Each of Alesco and Cohen & Company has made representations and warranties in the Merger Agreement and has agreed to various covenants and agreements, including, among other things, to conduct its operations in the ordinary course consistent with past practice during the execution of the Merger Agreement and the closing of the Merger. In addition, the Merger Agreement contains a “go shop” provision pursuant to which Alesco may pursue superior merger or other strategic opportunities for a period of 40 days from the date of the execution of the Merger Agreement.

The Merger is subject to a number of closing conditions, including the receipt of third party consents, the approval by Alesco stockholders, the approval by Cohen & Company members, the receipt of a commitment to finance the combined company, the satisfaction by Cohen & Company of certain financial conditions, and other conditions set forth in the Merger Agreement. Upon the completion of the Merger, Daniel G. Cohen will be elected as chairman of the board of directors of Alesco and appointed as the chief executive officer of Alesco, and the board of directors of Alesco will consist of ten directors, seven of whom currently serve as independent directors of Alesco.

The Merger Agreement contains certain termination rights for both Alesco and Cohen & Company and provides that, upon termination of the Merger Agreement under specified circumstances described in the Merger Agreement relating to a takeover proposal submitted during the “go shop” period, Alesco will be required to pay Cohen & Company a termination fee of $1,000,000. Upon termination for certain other specified circumstances described in the Merger Agreement, Alesco or Cohen & Company may be required to pay a termination fee of $1,000,000 to the other party plus the other party’s fees and expenses not to exceed $1,000,000.
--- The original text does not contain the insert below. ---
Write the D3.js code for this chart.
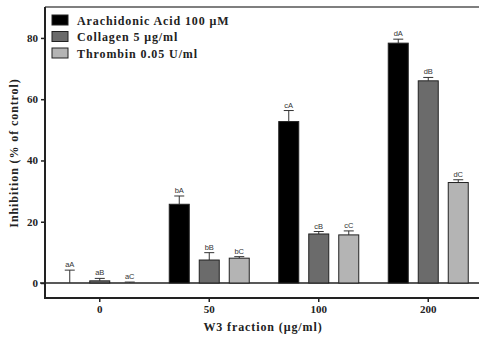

The foregoing description of the Merger and the Merger Agreement does not purport to be complete and is qualified in its entirety by reference to the Merger Agreement, which is attached hereto as Exhibit 2.1 and is incorporated into this report by reference. The Merger Agreement and the above description of the Merger Agreement have been included to provide investors and securityholders with information regarding the terms of the Merger Agreement. It is not intended to provide any other factual information about Alesco, Cohen & Company or their respective subsidiaries or affiliates. The Merger Agreement contains representations and warranties of each of Alesco and Merger Sub, on the one hand, and Cohen & Company, on the other hand, made solely for the benefit of the other. The assertions embodied in those representations and warranties are qualified by information in confidential disclosure schedules that the parties have exchanged in connection with the execution of the Merger Agreement. The disclosure schedules contain information that modifies, qualifies and creates exceptions to the representations and warranties set forth in the Merger Agreement. Moreover, the representations and warranties in the Merger Agreement were used for the purpose of allocating risk between Alesco and Merger Sub, on the one hand, and Cohen & Company, on the other hand. Accordingly, you should read the representations and warranties in the Merger Agreement not in isolation but only in conjunction with the other information about Alesco and Cohen & Company and their subsidiaries that are included in reports, statements and other filings made with the Securities and Exchange Commission.

Item 7.01 Regulation FD Disclosure

On February 23, 2009, Alesco held a listen-only conference call to discuss the Merger. The script of the conference call is furnished herewith as Exhibit 99.1. In addition, a copy of the slides that were presented during the conference call is furnished herewith as Exhibit 99.2.

The information in the preceding paragraph, as well as Exhibit 99.1 and Exhibit 99.2 referenced therein, shall not be deemed “filed” for purposes of Section 18 of the Securities Exchange Act of 1934, as amended, nor shall it be deemed incorporated by reference in filings under the Securities Act of 1933, as amended.

Item 9.01 Financial Statements and Exhibits.

 

Exhibit 2.1    Agreement and Plan of Merger, dated as of February 20, 2009, by and among Alesco Financial Inc., Fortune Merger Sub, LLC and Cohen Brothers, LLC.
Exhibit 99.1    Script prepared for use on February 23, 2009 regarding the Merger.
Exhibit 99.2    Investor presentation dated February 23, 2009.


SIGNATURES

Pursuant to the requirements of the Securities Exchange Act of 1934, as amended, the registrant has duly caused this Report to be signed on its behalf by the undersigned, thereunto duly authorized.

 

  ALESCO FINANCIAL INC.
Date: February 23, 2009   By:  

/s/    John J. Longino

   

John J. Longino

Chief Financial Officer and Treasurer


Exhibit Index

 

Exhibit

Number

  

Description

Exhibit 2.1

   Agreement and Plan of Merger, dated as of February 20, 2009, by and among Alesco Financial Inc., Fortune Merger Sub, LLC and Cohen Brothers, LLC.

Exhibit 99.1

   Script prepared for use on February 23, 2009 regarding the Merger.

Exhibit 99.2

   Investor presentation dated February 23, 2009.